Books
5:34 pm
Tue September 17, 2013

A Brazilian Writer's Love Letter To Rio De Janeiro

Originally published on Tue September 17, 2013 6:55 pm

While NPR's Melissa Block is in Brazil, we'll be showcasing the work of several Brazilian writers. Today: Tatiana Salem Levy, whose short story "Blazing Sun" was featured in the literary magazine Granta. Levy splits her time between Rio de Janeiro, where she's spent most of her life, and Lisbon, where she was born. She calls "Blazing Sun," which is excerpted below, her love letter to Rio.

"Few things are more beautiful than the instants that precede momentous things, the second before a passionate kiss, before a marathon runner crosses the finish line, before a rainstorm hits Rio de Janeiro.

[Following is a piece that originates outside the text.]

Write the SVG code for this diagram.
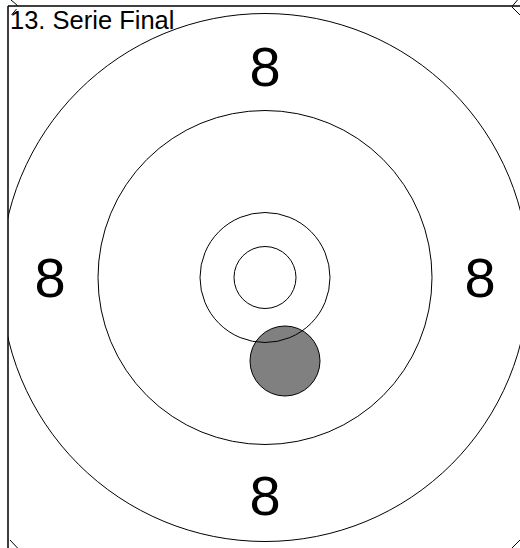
<svg xmlns="http://www.w3.org/2000/svg" width="520" height="548" viewBox="0 0 520 548">
<style>
.ring{fill:none;stroke:#000;stroke-width:1}
.lbl{font-family:"Liberation Sans",Arial,sans-serif;font-size:56px;fill:#000;text-anchor:middle}
.ttl{font-family:"Liberation Sans",Arial,sans-serif;font-size:25.5px;fill:#000}
.frame{stroke:#000;stroke-width:1.5;fill:none}
.tick{stroke:#000;stroke-width:1;fill:none}
</style>
<defs>
<clipPath id="c"><rect x="8" y="0" width="520" height="548"/></clipPath>
</defs>
<rect width="520" height="548" fill="#fff"/>
<g id="shot">
<circle cx="285" cy="361" r="35" fill="#808080" stroke="#000" stroke-width="1"/>
</g>
<g id="frame">
<path class="frame" d="M8 6H520M8 6V548"/>
<path class="tick" d="M11 0L17.5 5.5M16.5 9L11.5 15M512 6.5L517.5 0M512 7L520 15M10 540L17.5 548M512 548L520 540"/>
</g>
<g id="rings" clip-path="url(#c)">
<circle class="ring" cx="265" cy="277.5" r="264"/>
<circle class="ring" cx="265" cy="277.5" r="167"/>
<circle class="ring" cx="265" cy="277.5" r="65"/>
<circle class="ring" cx="265" cy="277.5" r="31"/>
</g>
<g id="labels">
<text class="lbl" x="265" y="86">8</text>
<text class="lbl" x="50" y="297">8</text>
<text class="lbl" x="480" y="297">8</text>
<text class="lbl" x="265" y="515">8</text>
</g>
<g id="title">
<text class="ttl" x="10" y="29">13. Serie Final</text>
</g>
</svg>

"Before the water comes crashing down, Rio teems with activity, people make a frantic dash for it, birds disperse in a flurry, cockroaches scurry, monkeys leap from branch to branch, all seeking shelter, a roof of any kind. The city suddenly begins to palpitate when the humidity reaches an unsustainable level, when you know that the hot, heavy, sticky weather is about to come undone in a downpour. And if you are lucky enough to be somewhere safe, you will soon see nature's strength unleashed, supreme, reminding us of how fragile and fleeting we are."

Click here to read the rest of "Blazing Sun."

Copyright 2013 NPR. To see more, visit http://www.npr.org/.

Transcript

ROBERT SIEGEL, HOST:

This week, while our co-host Melissa Block is in Brazil, we thought we'd showcase a couple of Brazilian writers. Today: Tatiana Salem Levy, whose short story "Blazing Sun" was featured in the literary magazine Granta. Levy splits her time between Rio de Janeiro, where she's spent most of her life; and Lisbon, where she was born. Here she is reading from "Blazing Sun," which she calls a love letter to Rio.

TATIANA SALEM LEVY: (Speaking foreign language)

CATHERINE OSBORNE: (Reading translation) Few things are more beautiful than the instants that precede momentous things: the second before a passionate kiss, before a marathon runner crosses the finish line, before a rainstorm hits Rio de Janeiro.

LEVY: (Speaking foreign language)

OSBORNE: (Reading translation) Before the water comes crashing down, Rio teems with activity. People make a frantic dash for it. Birds disperse in a flurry. Cockroaches scurry. Monkeys leap from branch to branch, all seeking shelter, a roof of any kind.

LEVY: (Speaking foreign language)

OSBORNE: (Reading translation) The city suddenly begins to palpitate when the humidity reaches an unsustainable level; when you know that the hot, heavy, sticky weather is about to come undone in a downpour.

LEVY: (Speaking foreign language)

OSBORNE: (Reading translation) If you're lucky enough to be somewhere safe, you will soon see nature's strength unleashed supreme, reminding us of how fragile and fleeting we are.

SIEGEL: Brazilian writer Tatiana Salem Levy, reading from her short story "Blazing Sun." The translation was read by Catherine Osborne.